Difference in mean outcomes between unprivileged and privileged groups = -0.055217


We will now re-weight the features to remove the influence of the bias in age, using the Reweighing class. We will then transform the original dataset by using the fit_transform method

In [30]:
RW = Reweighing(unprivileged_groups=unprivileged_groups,

                privileged_groups=privileged_groups)

dataset_transf_train_sex = RW.fit_transform(dataset_orig_train_sex)  

On checking the bias metric, we now notice that the bias relating to gender has been completely eliminated.

In [31]:
metric_transf_train_sex = BinaryLabelDatasetMetric(dataset_transf_train_sex, 

                                               unprivileged_groups=unprivileged_groups,

                                               privileged_groups=privileged_groups)

display(Markdown("#### Transformed training dataset"))

print("Difference in mean outcomes between unprivileged and privileged groups = %f" % metric_transf_train_sex.mean_difference())

#### Transformed training dataset

Difference in mean outcomes between unprivileged and privileged groups = 0.000000


## Report

This module of the course provided a revelatory insight into the influence of bias in machine learning / data science analysis.
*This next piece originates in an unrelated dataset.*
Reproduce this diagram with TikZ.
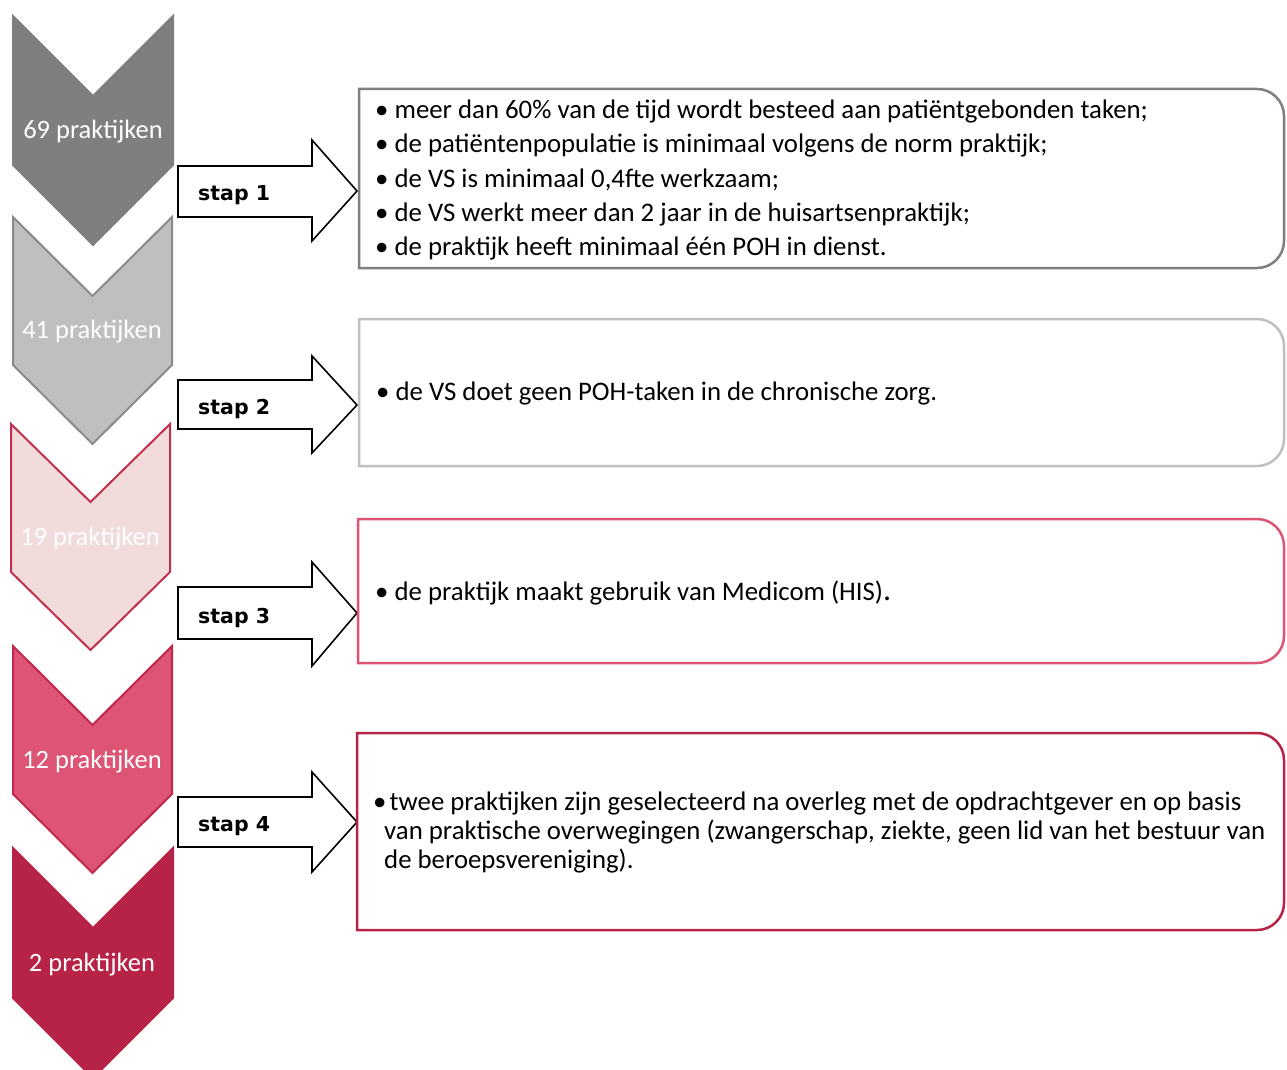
\documentclass[tikz,border=0pt]{standalone}
\usepackage{fontspec}
\setmainfont{Carlito}
\newfontfamily\stapfont{DejaVu Sans}
\definecolor{grayA}{HTML}{7F7F7F}
\definecolor{grayB}{HTML}{BFBFBF}
\definecolor{grayBline}{HTML}{8A8A8A}
\definecolor{pinkA}{HTML}{F2DCDB}
\definecolor{pinkAline}{HTML}{C0304F}
\definecolor{pinkB}{HTML}{DD5474}
\definecolor{pinkBline}{HTML}{C0284C}
\definecolor{pinkC}{HTML}{B72347}
\newcommand\mychev[7]{% l r t s d fill line
  \filldraw[fill=#6,draw=#7,line width=2pt,line join=miter]
    (#1,-#3) -- ({(#1+#2)/2},{-(#3+#5)}) -- (#2,-#3) -- (#2,-#4)
    -- ({(#1+#2)/2},{-(#4+#5)}) -- (#1,-#4) -- cycle;}
\newcommand\myblockarrow[5]{% bodytop bodybottom headtop headbottom tip
  \draw[blockarrow] (178,-#1) -- (312,-#1) -- (312,-#3) -- (357,-#5)
    -- (312,-#4) -- (312,-#2) -- (178,-#2) -- cycle;}
\newcommand\myrbox[5]{% l t r b color
  \draw[line width=2.5pt,draw=#5] (#1,-#2) -- ({#3-27},-#2)
    arc[start angle=90,end angle=0,radius=27] -- (#3,{-(#4-27)})
    arc[start angle=0,end angle=-90,radius=27] -- (#1,-#4) -- cycle;}
\tikzset{
  chevlabel/.style={text=white,font=\fontsize{26.5}{30}\selectfont,inner sep=0pt,anchor=base},
  staplabel/.style={font=\stapfont\bfseries\fontsize{20.5}{24}\selectfont,inner sep=0pt,anchor=base west},
  boxtext/.style={font=\fontsize{26.8}{30}\selectfont,inner sep=0pt,anchor=base west},
  blockarrow/.style={draw=black,fill=white,line width=1.6pt,line join=miter},
}
\begin{document}
\begin{tikzpicture}[x=1pt,y=1pt]
\useasboundingbox (0,0) rectangle (1287,-1070);
% chevrons
\mychev{13}{173}{16}{165}{80}{grayA}{grayA}
\mychev{13}{172}{217}{365}{79}{grayB}{grayBline}
\mychev{11}{170}{424}{572}{78}{pinkA}{pinkAline}
\mychev{13}{172}{646}{794}{79}{pinkB}{pinkBline}
\mychev{13}{173}{848}{998}{80}{pinkC}{pinkC}
\node[chevlabel] (c1) at (93,-139) {69 praktijken};
\node[chevlabel] (c2) at (92,-338) {41 praktijken};
\node[chevlabel] (c3) at (90,-545) {19 praktijken};
\node[chevlabel] (c4) at (92,-768) {12 praktijken};
\node[chevlabel] (c5) at (92,-971) {2 praktijken};
% block arrows
\myblockarrow{166}{217}{140}{241}{191}
\myblockarrow{380}{429}{356}{453}{405}
\myblockarrow{587}{639}{562}{666}{613}
\myblockarrow{797}{847}{772}{872}{822}
\node[staplabel] (s1) at (198,-200) {stap 1};
\node[staplabel] (s2) at (198,-414) {stap 2};
\node[staplabel] (s3) at (198,-623) {stap 3};
\node[staplabel] (s4) at (198,-831) {stap 4};
% boxes
\myrbox{359}{89}{1284}{268}{grayA}
\myrbox{359}{319}{1284}{466}{grayB}
\myrbox{358}{519}{1284}{663}{pinkB}
\myrbox{357}{733}{1284}{930}{pinkC}
\node[boxtext] (b1a) at (375,-118) {• meer dan 60\% van de tijd wordt besteed aan patiëntgebonden taken;};
\node[boxtext] (b1b) at (375,-152.5) {• de patiëntenpopulatie is minimaal volgens de norm praktijk;};
\node[boxtext] (b1c) at (375,-187) {• de VS is minimaal 0,4fte werkzaam;};
\node[boxtext] (b1d) at (375,-221) {• de VS werkt meer dan 2 jaar in de huisartsenpraktijk;};
\node[boxtext] (b1e) at (375,-255.5) {• de praktijk heeft minimaal één POH in dienst.};
\node[boxtext] (b2a) at (376,-400) {• de VS doet geen POH-taken in de chronische zorg.};
\node[boxtext] (b3a) at (375,-600) {• de praktijk maakt gebruik van Medicom (HIS){\fontsize{32}{32}\selectfont .}};
\node[boxtext] (b4a) at (373,-810) {•\hspace{0.12em}twee praktijken zijn geselecteerd na overleg met de opdrachtgever en op basis};
\node[boxtext] (b4b) at (384,-839) {van praktische overwegingen (zwangerschap, ziekte, geen lid van het bestuur van};
\node[boxtext] (b4c) at (384,-868) {de beroepsvereniging).};
\end{tikzpicture}
\end{document}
The bias could be at the level of the individual or groups. Bias can creep into the process either by way of a bias in the training data or in the algorithm or both. In order to identify and mitigate the biases, AI Fairness 360 provides a set of tools that are very effective and user friendly. 
While evolving a bias mitiagtion strategy, the data scientists / data stewards need to decide on the objectives - whether the goal is to remove bias at the individual or group levels. Also, considerable thought has to be given to the various options available for mitigation - pre-processing, in-process or post-processing, depending on the stages in the workflow.
The aif360 tool is extremly versatile and simple to deploy. Its methods are intuitive and effective.